Where are you from and how did you become interested in moving image work?

I was born and raised in Berlin where I grew up watching a lot of television. It was the 1980s and I was able to flick between images of capitalism and socialism. The meeting of these two opposed worlds in the same television set, disgorging their mixed messages into my living room, fascinated me from early on and shaped my interest in the production of moving images.

What inspired/influenced you to make the work?
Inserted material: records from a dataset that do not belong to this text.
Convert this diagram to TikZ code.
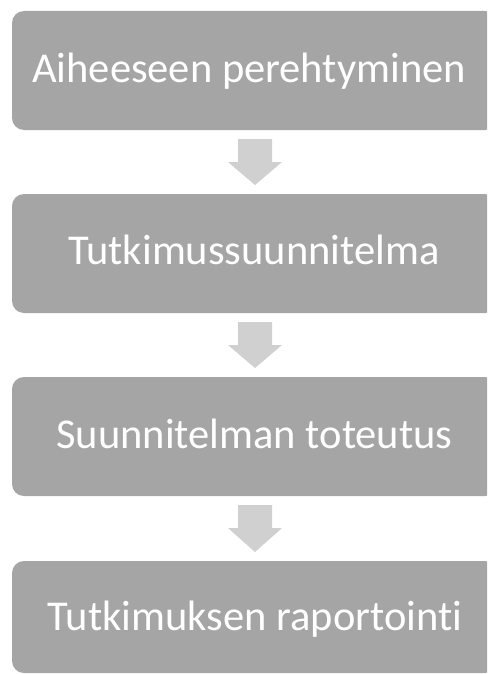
\documentclass[tikz,border=0pt]{standalone}
\usepackage{fontspec}
\setmainfont[Ligatures=NoCommon]{Carlito}
\usetikzlibrary{calc}
\definecolor{boxgray}{HTML}{A5A5A5}
\definecolor{arrowgray}{HTML}{D0D0D0}
\tikzset{
  stagebox/.style={fill=boxgray, draw=none, rounded corners=12pt},
  stagetext/.style={text=white, font=\fontsize{42.5}{50}\selectfont, inner sep=0pt, anchor=base},
  downarrow/.style={fill=arrowgray, draw=none}
}
\newcommand{\myarrow}[2]{%
  \fill[downarrow] ($(#1)+(-17,9)$) -- ($(#1)+(17,9)$) -- ($(#1)+(17,32)$) -- ($(#1)+(27,32)$)
    -- ($(#2)+(0,-9)$) -- ($(#1)+(-27,32)$) -- ($(#1)+(-17,32)$) -- cycle;}
\begin{document}
\begin{tikzpicture}[x=1pt,y=-1pt]
\useasboundingbox (0,0) rectangle (487,674);
\clip (0,0) rectangle (487,674);
\fill[white] (0,0) rectangle (487,674);
\fill[stagebox] (12,11) rectangle (497,130);
\fill[stagebox] (12,194) rectangle (497,313);
\fill[stagebox] (12,377) rectangle (497,496);
\fill[stagebox] (12,561) rectangle (497,673);
\node[stagetext] (t1) at (249,83) {Aiheeseen perehtyminen};
\node[stagetext] (t2) at (254,264) {Tutkimussuunnitelma};
\node[stagetext] (t3) at (254.5,448) {Suunnitelman toteutus};
\node[stagetext] (t4) at (255,630) {Tutkimuksen raportointi};
\coordinate (a1s) at (255,130); \coordinate (a1e) at (255,194);
\coordinate (a2s) at (255,313); \coordinate (a2e) at (255,377);
\coordinate (a3s) at (255,496); \coordinate (a3e) at (255,561);
\myarrow{a1s}{a1e}
\myarrow{a2s}{a2e}
\myarrow{a3s}{a3e}
\end{tikzpicture}
\end{document}
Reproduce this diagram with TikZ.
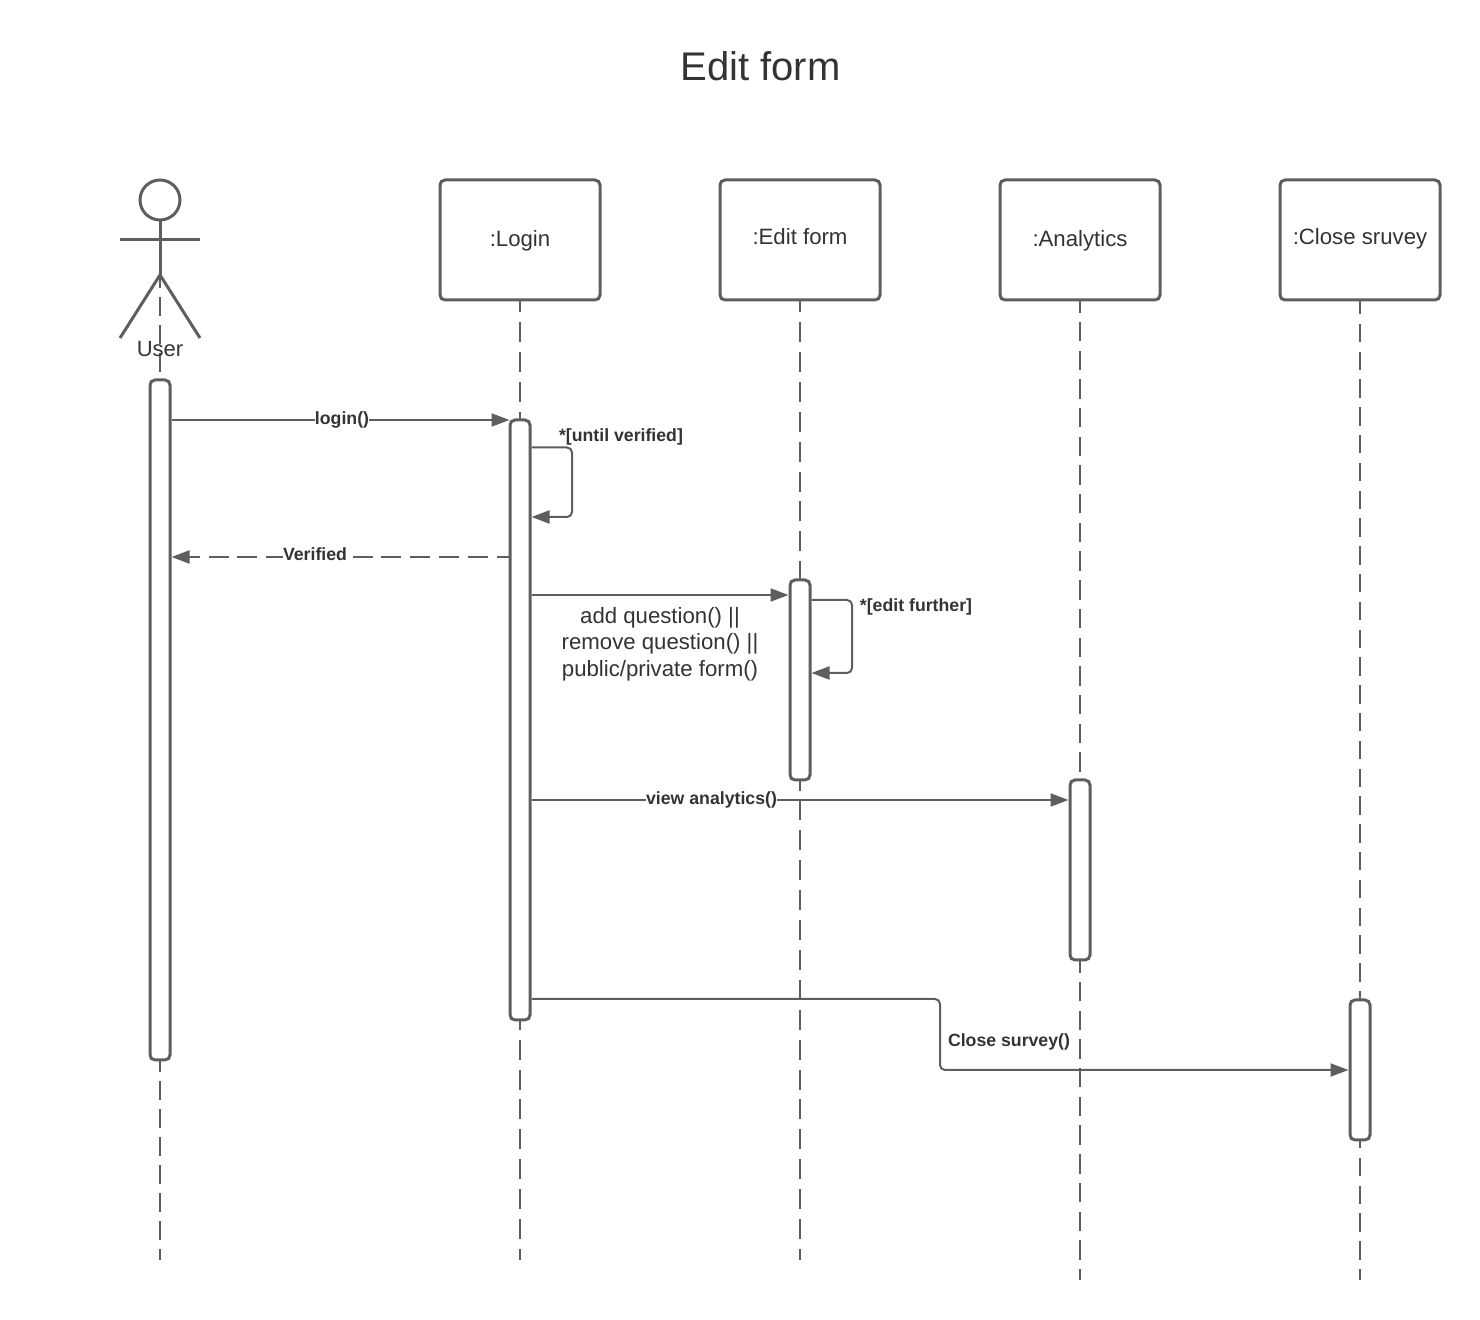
\documentclass[tikz,border=0pt]{standalone}
\usepackage{fontspec}
\setmainfont{Liberation Sans}
\usetikzlibrary{arrows.meta}
\definecolor{ln}{HTML}{5E5E5E}
\definecolor{tx}{HTML}{333333}
\tikzset{
  x=0.5pt,y=-0.5pt,
  box/.style={draw=ln,line width=1.5pt,rounded corners=2.5pt,fill=white,minimum width=80pt,minimum height=60pt,inner sep=0pt,text=tx,font=\fontsize{11.1}{13}\selectfont,text depth=0pt},
  bar/.style={draw=ln,line width=1.5pt,rounded corners=2.5pt,fill=white,minimum width=10pt,inner sep=0pt},
  life/.style={draw=ln,line width=1pt},
  msg/.style={draw=ln,line width=1pt,-{Triangle[length=9pt,width=6.5pt,color=ln]},rounded corners=2.5pt},
  lbl/.style={text=tx,font=\bfseries\fontsize{8.85}{11}\selectfont,inner sep=0pt},
  cut/.style={lbl,fill=white,inner xsep=0pt,inner ysep=0.5pt},
  txt/.style={text=tx,font=\fontsize{11.1}{13.25}\selectfont,inner sep=0pt,align=center},
  stick/.style={draw=ln,line width=1.5pt},
}
\begin{document}
\begin{tikzpicture}
\useasboundingbox (0,0) rectangle (1480,1320);
\node[text=tx,font=\fontsize{20}{24}\selectfont,inner sep=0pt] (title) at (760.5,66) {Edit form};
% lifeline ends
\coordinate (hip) at (160,275);
\coordinate (e1) at (160,1260);
\coordinate (e2) at (520,1260);
\coordinate (e3) at (800,1260);
\coordinate (e4) at (1080,1280);
\coordinate (e5) at (1360,1280);
% heads
\node[box,text height=6.6pt] (login) at (520,240) {:Login};
\node[box,text height=5pt] (edit) at (800,240) {:Edit form};
\node[box,text height=6.6pt] (analytics) at (1080,240) {:Analytics};
\node[box,text height=4.9pt] (close) at (1360,240) {:Close sruvey};
% lifelines, drawn upward so that the pattern is anchored at the free end
\draw[life,dash pattern=on 9.5pt off 4.5pt,dash phase=4pt] (e1) -- (hip);
\draw[life,dash pattern=on 10pt off 4.95pt,dash phase=4.5pt] (e2) -- (login.south);
\draw[life,dash pattern=on 10pt off 4.95pt,dash phase=4.5pt] (e3) -- (edit.south);
\draw[life,dash pattern=on 9.7pt off 4.65pt,dash phase=4.2pt] (e4) -- (analytics.south);
\draw[life,dash pattern=on 9.2pt off 4.7pt,dash phase=3.7pt] (e5) -- (close.south);
% actor
\node[draw=ln,line width=1.5pt,circle,minimum size=20pt,inner sep=0pt] (head) at (160,200) {};
\coordinate (armL) at (120,239.5);
\coordinate (armR) at (200,239.5);
\coordinate (legL) at (120,338);
\coordinate (legR) at (200,338);
\draw[stick] (head.south) -- (hip);
\draw[stick] (armL) -- (armR);
\draw[stick] (legL) -- (hip) -- (legR);
\node[text=tx,font=\fontsize{11}{13}\selectfont,inner sep=0pt] (user) at (160,349) {User};
% activation bars
\node[bar,minimum height=340pt] (ubar) at (160,720) {};
\node[bar,minimum height=300pt] (lbar) at (520,720) {};
\node[bar,minimum height=100pt] (ebar) at (800,680) {};
\node[bar,minimum height=90pt] (abar) at (1080,870) {};
\node[bar,minimum height=70pt] (cbar) at (1360,1070) {};
% y levels
\coordinate (y1) at (0,420);
\coordinate (y2a) at (0,447.5);
\coordinate (y2b) at (0,517);
\coordinate (y3) at (0,557);
\coordinate (y4) at (0,595);
\coordinate (y5a) at (0,600);
\coordinate (y5b) at (0,673);
\coordinate (y6) at (0,800);
\coordinate (y7a) at (0,999);
\coordinate (y7b) at (0,1070);
\coordinate (xs1) at (572,0);
\coordinate (xs2) at (852,0);
\coordinate (xc) at (940,0);
% messages
\draw[msg,shorten >=-0.5pt] (ubar.east |- y1) -- (lbar.west |- y1);
\node[cut] (mlogin) at (342,420) {login()};
\draw[msg] (lbar.east |- y2a) -- (xs1 |- y2a) -- (xs1 |- y2b) -- (lbar.east |- y2b);
\node[lbl] (muntil) at (621,437) {*[until verified]};
\draw[msg,dash pattern=on 10pt off 4.4pt,dash phase=4pt] (lbar.west |- y3) -- (ubar.east |- y3);
\node[cut] (mver) at (315,554) {Verified};
\draw[msg] (lbar.east |- y4) -- (ebar.west |- y4);
\node[txt] (madd) at (660,644) {add question() ||\\remove question() ||\\public/private form()};
\draw[msg] (ebar.east |- y5a) -- (xs2 |- y5a) -- (xs2 |- y5b) -- (ebar.east |- y5b);
\node[lbl] (medit) at (916,607) {*[edit further]};
\draw[msg] (lbar.east |- y6) -- (abar.west |- y6);
\node[cut] (mview) at (711.5,800) {view analytics()};
\draw[msg] (lbar.east |- y7a) -- (xc |- y7a) -- (xc |- y7b) -- (cbar.west |- y7b);
\node[lbl] (mclose) at (1009,1042) {Close survey()};
\end{tikzpicture}
\end{document}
I still live in Berlin and I usually find the stories and political issues I am interested in literally outside my front door. The drastic changes this city has experienced during the last 30 years since the wall came down, for example, are impossible to overlook and have almost rendered the city unrecognizable. Neoliberal urban planning policies, gentrification, as well as large reactionary building projects like the resurrection of the Prussian city palace, create a city exclusively for tourists and the rich, while long-established communities are pushed out. Nevertheless, there is still a lot of activist energy left in the city to fight against investors and rampant privatization. There is currently a huge campaign for a referendum to de-privatize 240,000 apartments, bringing them under public control. These gestures of resistance—and also solidarity–inspire me.


Kerstin Honeit (German, b. 1977) works as a filmmaker and artist with different forms of staging. Honeit’s artistic research focuses on the investigation of representational mechanisms in the production of hegemonic imagery in connection with cultural and linguistic modes of translation, especially in the cinematographic context. Her works have been shown at HMKV Dortmund, International Short Film Festival São Paulo, Ruhrtriennale, Kunsthalle Rostock, Off Biennale Cairo, Videoart at Midnight, MMOMA - D’EST, HKW Berlin, SixtyEight Art Institute Kopenhagen, Kunstmuseum Bonn, and many more.